Football great files important lawsuit against alma mater
It may seem hard to believe, but the wait for college football will soon be over, as we are just a little over a month away from the start of the 2017 season. However, if the August 26 kickoff date still seems too far away, football fans craving some drama right now needn't look any further than U.S. District Court for the Southern District of Ohio.
That's because a former All-American linebacker from Ohio State University who went on to become an NFL All-Pro has filed a federal lawsuit against his alma mater over the unauthorized use of his name, image and likeness.
In the 35-page complaint, Chris Spielman, who played for the Buckeyes during the mid-80s, accuses OSU and IMG College, a sports marketing company that represents many major universities, as well as Honda and Nike of violating federal antitrust law by conspiring to not only deny payment to him, but other current and former OSU gridiron greats.
Specifically, Spielman makes the following accusations:
- 64 banners sponsored by Honda currently hang at Ohio Stadium showcasing Spielman and other celebrated OSU players. However, neither Spielman nor any of the other athletes gave their consent to use their image, or received any form of compensation from the university or Honda.
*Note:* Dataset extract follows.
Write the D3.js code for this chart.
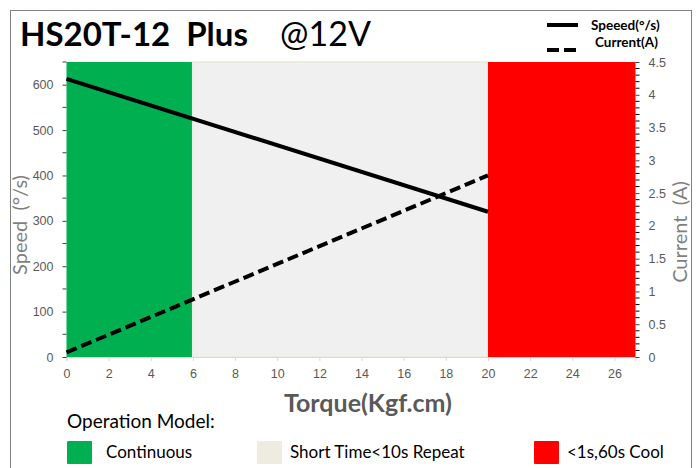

- OSU has executed a licensing agreement with Nike to create a line of throwback jerseys called "Legends of the Scarlet and Gray." Similarly, Spielman contends that neither he nor any other players were consulted or compensated under this agreement.
As for the relief sought, the lawsuit is seeking an injunction effectively banning OSU and IMG College from using the identities of past and present Buckeye athletes for profit absent preliminary negotiations. It is also seeking monetary damages for former players for previous unauthorized usage. For his part, Spielman has vowed to donate any money he receives in the lawsuit back to the athletic department of OSU.
It will certainly be interesting to see how this case, the first player name, image and likeness case to be pursued since O'Bannon v. NCAA, plays out. Indeed, some experts are predicting this will be the first of many to be filed by former collegiate athletes and, if this proves to be the case, it may force the Supreme Court of the United States to decide the matter.